By Brian Eberly, Contributing Writer
HOMESTEAD, Fla. –With eight victories heading into Sunday’s Monster Energy NASCAR Cup Series finale at Homestead-Miami Speedway, Kyle Busch was having a career year, tying a personal-best mark with victories and setting career-highs in top-fives (21) and top-10s (27).
However, Busch’s No. 18 Joe Gibbs Racing Toyota lacked rear grip throughout the race and struggled on pit road. It was an atypical performance from one of the strongest teams of the season when it counted the most.
“We just didn’t have the rear grip that we needed and I don’t know if the rear grip that we were missing on the runs related to the restarts, but I never had a good restart all night long either,” a dejected Busch said. “Every time I’m sitting there modulating throttle and not giving it gas, I’m getting beat by those guys and if I give it gas, I spin the tires. There was just nothing to be had.”
Busch qualified second, finished Stage 1 in the third position and Stage 2 in the sixth spot. But the Joe Gibbs Racing crew struggled on pit road in the early stages. Trouble on the right-front during the caution after Stage 1, Busch lost six spots and restarted back in the ninth position. The second issue cost the team four positions when the air hose got caught on the front end of his Toyota.
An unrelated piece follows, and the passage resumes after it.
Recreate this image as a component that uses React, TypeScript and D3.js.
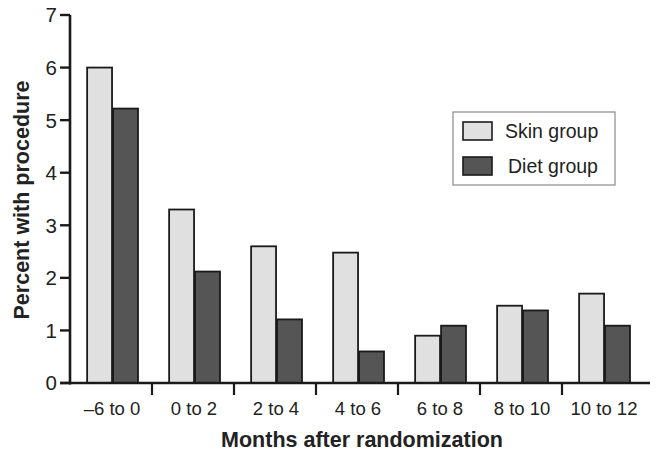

Busch took the lead at Lap 232 of 267 as the remainder of the contending cars hit pit road for green flag stops. The strategy call had the 2015 MENCS champion hoping for a timely caution, which came at Lap 246 when Brad Keselowski made contact with Busch’s JGR teammate Daniel Suarez. The JGR pit crew was fast when it counted, getting their driver off pit road in the P1 position.
But Busch’s car didn’t have what it took to keep up with the remainder of the Championship 4 drivers on the final run, crossing the stripe 5.566 seconds behind race-winner and 2018 champion Joey Logano. Busch’s fourth-place race result left him fourth in the championship standings.
“I knew I was just a sitting duck on that restart (with 15 laps to go). I figured I could hold them off for four laps or five laps maybe, but damn, not even a straightaway and they’re gone. That’s just all there is to it.
“We knew the 22 (Logano) was fast, but man, I thought we were way closer than that. We kind of held up the first half of the race, but after that we were just never close. I don’t know what happened, just didn’t have the feel in the race car that I needed tonight.
“Bummed for all of our guys, Adam Stevens (crew chief) and my guys did a phenomenal job. This M&M’s Camry team was really, really good – just not good enough on the night we wanted the most. We finished fourth, last of the Playoff guys. That’s not what it takes these days.”
As for how the Las Vegas native will remember the 2018 season?
“Lots of wins and forget about it now, move on.”